Make sure to continue your continuous monitoring efforts as time goes on and the security landscape changes.
|Regain / retain control||You must regain administrative control of your environment from the attacker. After you have control again and have refreshed your system's security posture, make sure to remediate or block all possible persistence techniques and new initial access exploits.|
Establish secure communications
Before you start responding, you must be sure that you can communicate safely without the attacker eavesdropping. Make sure to isolate any communications related to the incident so that the attacker is not tipped-off to your investigation and is taken by surprise at your response actions.
For initial one-on-one and group communications, you may want to use PSTN calls, conference bridges that are not connected to the corporate infrastructure, and end-to-end encrypted messaging solutions.
Communications outside these frameworks should be treated as compromised and untrusted, unless verified through a secure channel.
After those initial conversations, you may want to create an entirely new Microsoft 365 tenant, isolated from the organization's production tenant. Create accounts only for key personnel who need to be part of the response.

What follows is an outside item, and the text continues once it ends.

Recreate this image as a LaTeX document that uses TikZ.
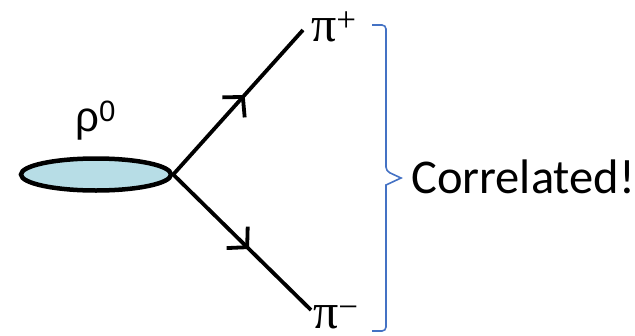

If you do create a new Microsoft 365 tenant, make sure to follow all best practices for the tenant, and especially for administrative accounts and rights. Limit administrative rights, with no trusts for outside applications or vendors.
Make sure that you do not communicate about your new tenant on your existing, and potentially compromised, email accounts.
For more information, see Best practices for securely using Microsoft 365.
Identify indications of compromise
We recommend that customers follow updates from system providers, including both Microsoft and any partners, and implement any new detections and protections provided and identify published incidents of compromise (IOCs).
Check for updates in the following Microsoft security products, and implement any recommended changes:
- Azure Sentinel
- Microsoft 365 security solutions and services
- Windows 10 Enterprise Security
- Microsoft Cloud App Security
Implementing new updates will help identify any prior campaigns and prevent future campaigns against your system. Keep in mind that lists of IOCs may not be exhaustive, and may expand as investigations continue.
Therefore, we recommend also taking the following actions:
Incorporate threat intelligence feeds into your SIEM, such as by configuring Microsoft 365 data connectors in Azure Sentinel.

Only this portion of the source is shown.